= What you will do =
Pick out every line with the word "that" and copy it.

= Provided information =

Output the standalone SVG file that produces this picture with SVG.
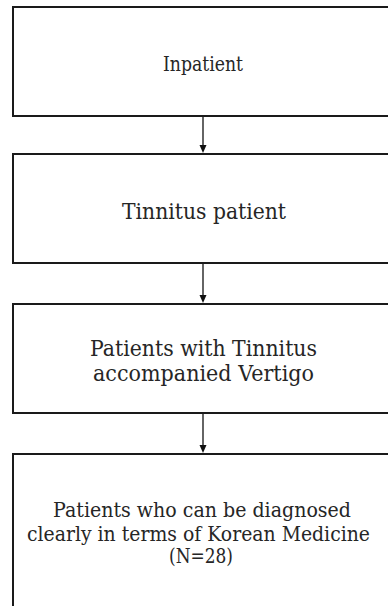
<svg xmlns="http://www.w3.org/2000/svg" width="388" height="606" viewBox="0 0 388 606">
<defs>
<style>
.box{fill:#fff;stroke:#1a1a1a;stroke-width:2}
.t{font-family:"DejaVu Serif","Liberation Serif",serif;fill:#262626;text-anchor:middle;font-size:23px}
.s{font-size:21px}
.c{stroke:#111;stroke-width:1.3;fill:none}
.h{fill:#111}
</style>
</defs>
<rect width="388" height="606" fill="#fff"/>
<g id="n1"><rect class="box" x="13" y="7" width="380" height="109"/><text class="t" x="203" y="71" style="font-size:21px" textLength="80" lengthAdjust="spacingAndGlyphs">Inpatient</text></g>
<g id="n2"><rect class="box" x="13" y="154" width="380" height="109"/><text class="t" x="204" y="219" textLength="164" lengthAdjust="spacingAndGlyphs">Tinnitus patient</text></g>
<g id="n3"><rect class="box" x="13" y="304" width="380" height="109"/><text class="t" x="203.5" y="356" textLength="227" lengthAdjust="spacingAndGlyphs">Patients with Tinnitus</text><text class="t" x="203.5" y="381" textLength="221" lengthAdjust="spacingAndGlyphs">accompanied Vertigo</text></g>
<g id="n4"><rect class="box" x="13" y="454" width="380" height="170"/><text class="t s" x="202" y="517" textLength="298" lengthAdjust="spacingAndGlyphs">Patients who can be diagnosed</text><text class="t s" x="198.5" y="541" textLength="343" lengthAdjust="spacingAndGlyphs">clearly in terms of Korean Medicine</text><text class="t s" x="201" y="563" textLength="64" lengthAdjust="spacingAndGlyphs">(N=28)</text></g>
<g id="connectors">
<path class="c" d="M203,117 V145"/><path class="h" d="M199.5,145 L206.5,145 L203,153 Z"/>
<path class="c" d="M203,264 V295"/><path class="h" d="M199.5,295 L206.5,295 L203,303 Z"/>
<path class="c" d="M203,414 V445"/><path class="h" d="M199.5,445 L206.5,445 L203,453 Z"/>
</g>
</svg>
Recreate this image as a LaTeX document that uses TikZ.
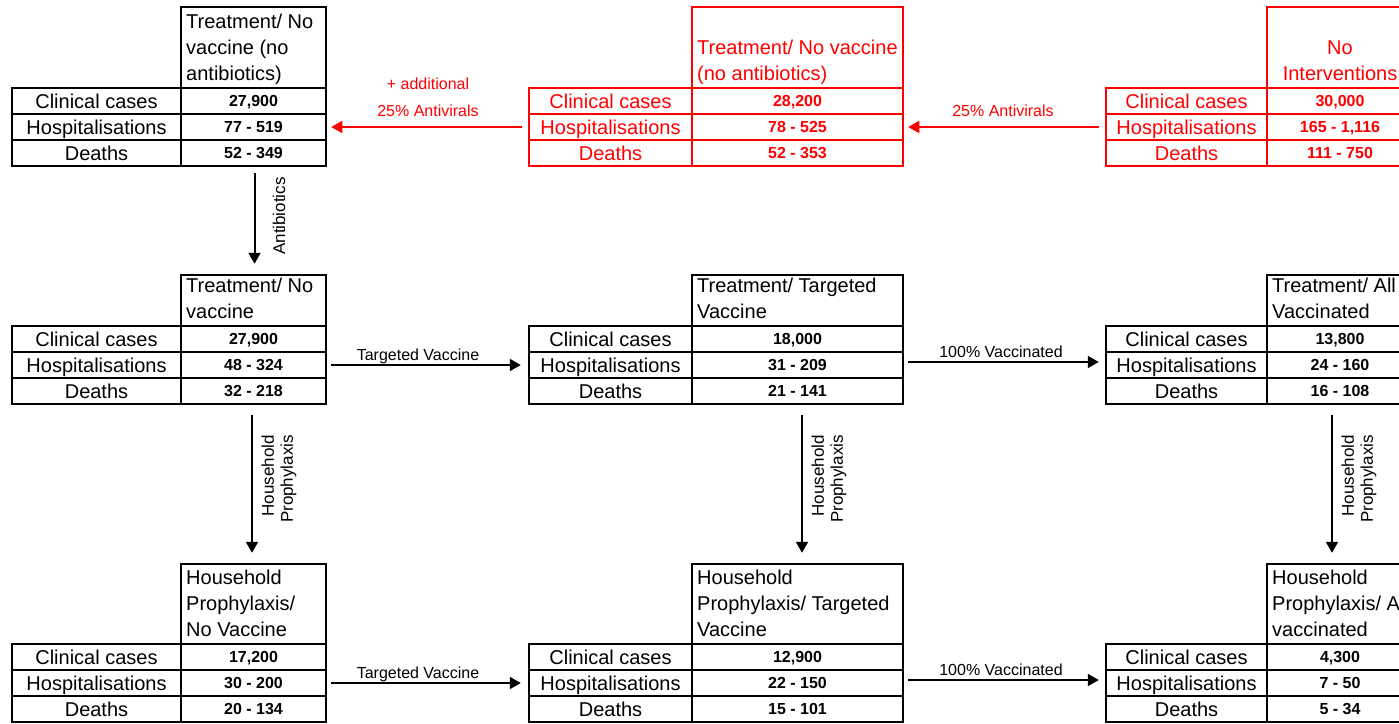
\documentclass[tikz,border=0pt]{standalone}
\usepackage{fontspec}
\setmainfont{Liberation Sans}
\usetikzlibrary{arrows.meta}
\tikzset{
  cell/.style={draw, line width=2.5pt, inner sep=0pt, font=\fontsize{20}{26}\selectfont, text height=15.6pt, text depth=1.2pt},
  val/.style={font=\fontsize{16}{20}\selectfont\bfseries, text height=12.5pt, text depth=1pt},
  head/.style={inner sep=0pt, font=\fontsize{20}{26}\selectfont, text depth=0pt, align=left, anchor=south west},
  arr/.style={line width=2pt, -{Triangle[width=12pt,length=11pt]}},
  lab/.style={inner sep=0pt, font=\fontsize{16}{27}\selectfont},
  rlab/.style={inner sep=0pt, font=\fontsize{17}{19}\selectfont, rotate=90, align=right},
}
% #1 name, #2 x left, #3 x divider, #4 x right, #5 header top, #6 header bottom, #7-#9 values
\newcommand\mktable[9]{%
  \node[cell, minimum width={#4-#3}, minimum height={#6-#5}] (#1h) at ({(#3+#4)/2},{(#5+#6)/2}) {};
  \node[cell, minimum width={#3-#2}, minimum height=26pt] (#1l1) at ({(#2+#3)/2},{#6+13}) {Clinical cases};
  \node[cell, minimum width={#3-#2}, minimum height=26pt] (#1l2) at ({(#2+#3)/2},{#6+39}) {Hospitalisations};
  \node[cell, minimum width={#3-#2}, minimum height=26pt] (#1l3) at ({(#2+#3)/2},{#6+65}) {Deaths};
  \node[cell, val, minimum width={#4-#3}, minimum height=26pt] (#1v1) at ({(#3+#4)/2},{#6+13}) {#7};
  \node[cell, val, minimum width={#4-#3}, minimum height=26pt] (#1v2) at ({(#3+#4)/2},{#6+39}) {#8};
  \node[cell, val, minimum width={#4-#3}, minimum height=26pt] (#1v3) at ({(#3+#4)/2},{#6+65}) {#9};
}
\begin{document}
\begin{tikzpicture}[x=1pt, y=-1pt]
\useasboundingbox (0,0) rectangle (1399,723);
\clip (0,0) rectangle (1399,723);
\fill[white] (0,0) rectangle (1399,723);

% ---- top row ----
\mktable{A}{12}{181}{326}{7}{88}{27,900}{77 - 519}{52 - 349}
\node[head] (At) at (186,81) {Treatment/ No\\vaccine (no\\antibiotics)};

\begin{scope}[red]
\mktable{B}{529}{692}{903}{7}{88}{28,200}{78 - 525}{52 - 353}
\node[head] (Bt) at (697,81) {Treatment/ No vaccine\\(no antibiotics)};
\mktable{C}{1106}{1267}{1413}{7}{88}{30,000}{165 - 1,116}{111 - 750}
\node[head, align=center, anchor=south] (Ct) at (1340,81) {No\\Interventions};

\draw[arr] ([xshift=-6pt]Bl2.west) -- ([xshift=4pt]Av2.east);
\node[lab, align=center, anchor=south, text depth=0pt] (labAV1) at (428,117) {+ additional\\25\% Antivirals};
\draw[arr] ([xshift=-6pt]Cl2.west) -- ([xshift=4pt]Bv2.east);
\node[lab, anchor=base] (labAV2) at (1003,116) {25\% Antivirals};
\end{scope}

% ---- middle row ----
\mktable{D}{12}{181}{326}{275}{326}{27,900}{48 - 324}{32 - 218}
\node[head] (Dt) at (186,319) {Treatment/ No\\vaccine};
\mktable{E}{529}{692}{903}{275}{326}{18,000}{31 - 209}{21 - 141}
\node[head] (Et) at (697,319) {Treatment/ Targeted\\Vaccine};
\mktable{F}{1106}{1267}{1413}{275}{326}{13,800}{24 - 160}{16 - 108}
\node[head] (Ft) at (1272,319) {Treatment/ All\\Vaccinated};

% ---- bottom row ----
\mktable{G}{12}{181}{326}{564}{644}{17,200}{30 - 200}{20 - 134}
\node[head] (Gt) at (186,637) {Household\\Prophylaxis/\\No Vaccine};
\mktable{H}{529}{692}{903}{564}{644}{12,900}{22 - 150}{15 - 101}
\node[head] (Ht) at (697,637) {Household\\Prophylaxis/ Targeted\\Vaccine};
\mktable{I}{1106}{1267}{1413}{564}{644}{4,300}{7 - 50}{5 - 34}
\node[head] (It) at (1272,637) {Household\\Prophylaxis/ All\\vaccinated};

% ---- vertical arrows ----
\draw[arr] ([xshift=1pt,yshift=-6pt]Av3.south) -- ([xshift=1pt,yshift=10pt]Dh.north);
\node[rlab] (labAB) at (279,216) {Antibiotics};

\draw[arr] ([xshift=-1.5pt,yshift=-10pt]Dv3.south) -- ([xshift=-1.5pt,yshift=10pt]Gh.north);
\node[rlab] (labHP1) at (279,479) {Household\\Prophylaxis};
\draw[arr] ([xshift=4.5pt,yshift=-10pt]Ev3.south) -- ([xshift=4.5pt,yshift=10pt]Hh.north);
\node[rlab] (labHP2) at (829,479) {Household\\Prophylaxis};
\draw[arr] ([xshift=-8pt,yshift=-10pt]Fv3.south) -- ([xshift=-8pt,yshift=10pt]Ih.north);
\node[rlab] (labHP3) at (1359,479) {Household\\Prophylaxis};

% ---- horizontal arrows ----
\draw[arr] ([xshift=4pt]Dv2.east) -- ([xshift=-7pt]El2.west);
\node[lab, anchor=base] (labTV1) at (418,360) {Targeted Vaccine};
\draw[arr] ([xshift=4pt,yshift=3pt]Ev2.east) -- ([xshift=-6pt,yshift=3pt]Fl2.west);
\node[lab, anchor=base] (labV1) at (1001,357) {100\% Vaccinated};

\draw[arr] ([xshift=4pt]Gv2.east) -- ([xshift=-7pt]Hl2.west);
\node[lab, anchor=base] (labTV2) at (418,678) {Targeted Vaccine};
\draw[arr] ([xshift=4pt,yshift=3pt]Hv2.east) -- ([xshift=-6pt,yshift=3pt]Il2.west);
\node[lab, anchor=base] (labV2) at (1001,675) {100\% Vaccinated};
\end{tikzpicture}
\end{document}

= Answer to this exercise =
Output the standalone SVG file that produces this picture with SVG.
Recreate this image as a LaTeX document that uses TikZ.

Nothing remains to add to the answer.